Cyberteams are hacking into critical infrastructures in the United States more frequently than was once the case. Robert M. Lee, a former NSA official who is now the founding CEO of Dragos, an industrial cybersecurity firm, says that, until recently, maybe one team was spotted inside some critical infrastructure in the course of a year. In 2017, he said, five different teams were spotted, successfully hacking into “dozens or hundreds” of targets.

If hackers are now more easily detected, can they just be kicked out of the network? It’s not so simple, especially if the hacker is sophisticated. When Adm. Mike Rogers, now the NSA director, ran the Navy’s Fleet Cyber Command at the start of the decade, a serious virus was infecting vast swaths of U.S. Navy networks, and it took months for even this elite squad of hackers and counter-hackers to track, trace, and evict the intruder. Private companies and public utilities have far fewer resources at hand.

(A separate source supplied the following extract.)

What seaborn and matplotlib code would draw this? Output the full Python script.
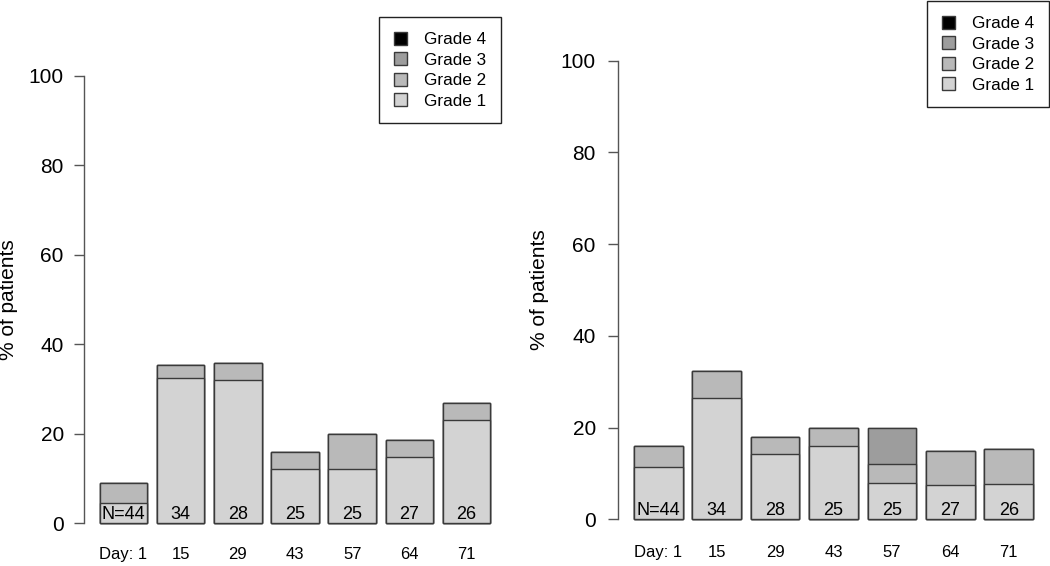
import numpy as np
import pandas as pd
import matplotlib.pyplot as plt
import seaborn as sns
from matplotlib.patches import Patch

# --- DATA (percent of patients per grade, per visit day) ---
days = ["Day: 1", "15", "29", "43", "57", "64", "71"]
n_labels = ["N=44", "34", "28", "25", "25", "27", "26"]
grades = ["Grade 1", "Grade 2", "Grade 3", "Grade 4"]

left_g1 = [4.5, 32.4, 32.1, 12.0, 12.0, 14.8, 23.1]
left_g2 = [4.5, 2.9, 3.6, 4.0, 8.0, 3.7, 3.8]
left_g3 = [0, 0, 0, 0, 0, 0, 0]
left_g4 = [0, 0, 0, 0, 0, 0, 0]

right_g1 = [11.4, 26.5, 14.3, 16.0, 8.0, 7.4, 7.7]
right_g2 = [4.5, 5.9, 3.6, 4.0, 4.0, 7.4, 7.7]
right_g3 = [0, 0, 0, 0, 8.0, 0, 0]
right_g4 = [0, 0, 0, 0, 0, 0, 0]

grade_colors = ["#d3d3d3", "#b9b9b9", "#9d9d9d", "#000000"]
edge_col = "#3a3a3a"
axis_col = "#555555"

sns.set_style("white")
plt.rcParams["font.family"] = ["Liberation Sans", "DejaVu Sans"]
plt.rcParams["text.color"] = "black"
plt.rcParams["axes.labelcolor"] = "black"

W, H = 1050, 566
fig = plt.figure(figsize=(W / 100, H / 100), dpi=100)


def draw_panel(ax, per_grade, tick_pad, xlab_pad, ylab_x):
    df = pd.DataFrame({"day": days})
    cum = np.cumsum(np.array(per_grade, dtype=float), axis=0)
    for i, g in enumerate(grades):
        df[g] = cum[i]

    # stacked look: draw cumulative bars from the top grade down
    for i in reversed(range(len(grades))):
        sns.barplot(data=df, x="day", y=grades[i], color=grade_colors[i],
                    saturation=1, width=1 / 1.2, edgecolor=edge_col,
                    linewidth=1, errorbar=None, ax=ax)

    # patient counts inside the bars
    for i, lab in enumerate(n_labels):
        ax.text(i, 0.9, lab, ha="center", va="baseline", fontsize=13)

    ax.set_xlim(-0.69, 6.69)
    ax.set_ylim(-4, 104)
    ax.set_yticks([0, 20, 40, 60, 80, 100])
    for s in ["top", "right", "bottom"]:
        ax.spines[s].set_visible(False)
    ax.spines["left"].set_bounds(0, 100)
    ax.spines["left"].set_color(axis_col)
    ax.spines["left"].set_linewidth(1)
    ax.tick_params(axis="y", direction="out", length=7.5, width=1,
                   color=axis_col, labelcolor="black", labelsize=15,
                   pad=tick_pad, left=True)
    ax.tick_params(axis="x", length=0, labelcolor="black", labelsize=12,
                   pad=xlab_pad)
    ax.set_xlabel("")
    ax.set_ylabel("% of patients", fontsize=15)
    ax.yaxis.set_label_coords(ylab_x, 0.5)


ax_l = fig.add_axes([84 / W, 25 / H, 422 / W, 483 / H])
ax_r = fig.add_axes([618 / W, 28.4 / H, 431 / W, 495.2 / H])

draw_panel(ax_l, [left_g1, left_g2, left_g3, left_g4], 7, 4, -0.156)
draw_panel(ax_r, [right_g1, right_g2, right_g3, right_g4], 8.5, 5.5, -0.161)

# legends, Grade 4 on top
handles = [Patch(facecolor=grade_colors[i], edgecolor=edge_col, linewidth=1,
                 label=grades[i]) for i in reversed(range(len(grades)))]
leg_kw = dict(loc="upper right", fontsize=12.3, frameon=True, fancybox=False,
              framealpha=1, edgecolor="#222222", handlelength=0.8,
              handleheight=0.8, handletextpad=1.0, labelspacing=0.3,
              borderpad=0.85, borderaxespad=0)
for anchor in [(501 / W, 1 - 17 / H), (1049 / W, 1 - 1 / H)]:
    leg = fig.legend(handles=handles, bbox_to_anchor=anchor, **leg_kw)
    leg.get_frame().set_linewidth(1)

plt.savefig("out.png", dpi=100)
plt.close()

Even if a hacker could easily be kicked out, it might not be a good idea. Jake Williams, a former NSA operator and now principal of Rendition Infosec, a cybersecurity firm, says, “Nation-states have multiple CNE tools. They don’t know which one you’ve caught, but if you kick it out, they do know. They’ll then deploy new tools that you might not know about, and you’ll lose the ability to track them.”

So, what should we do? Is there anything we can do? Life would be less convenient, but much more secure, if the industrial executives of the 1990s had taken note of the official warnings and not hooked the heartbeat of their operations to the internet. The same impulse has infected the U.S. military. In every war game that tests the vulnerability of some unit’s computerized command-control system, the intruder always gets in.

As with other forms of warfare, a strategy of deterrence can keep an attacker at bay. For a country to be deterred from launching an attack, its leaders have to know what consequences they might face. One reason no leaders have fired a nuclear weapon in anger since 1945 is that they fear the object of the attack—or its nuclear-armed ally—will retaliate in kind. Maybe they don’t entirely believe the retaliation would happen, but they’ve heard the threat uttered so many times, they at least have to weigh the risks very carefully.

But nobody has ever defined what deterrence means in cyberwar. One break we’ve had in the past decade or so is that other countries, notably Russia and China, have steadily copied our mistake of putting critical infrastructures online; as a result, a state of mutual deterrence (if you attack us, we’ll attack you) has naturally evolved. But beyond that, our political and military leaders haven’t done much systematic thinking.

Nobody knows what consequences they might face from a major cyberattack. As for minor cyberattacks, they happen every day, at no cost, and no one has ever defined the line between major and minor attacks, a fact that might tempt some to take bigger risks than they might otherwise. If someone launches a cyber attack on a bank, is it the government’s responsibility to retaliate? What about an attack on six banks or on two small power plants?

More could be done to protect critical infrastructure from cyberattacks, but a purely defensive approach has its limits. Above all else, the government needs to formulate a strategy for cyberdeterrence—a statement of what it would do in response to which kinds of attacks. A group of strategists managed to come up with a statement just months after Hiroshima, and the military created programs to put the strategy into place in the next few years. Twenty years after the Marsh Commission report, a dozen years after the Aurora Generator Test and Stuxnet, we still haven’t taken that first step.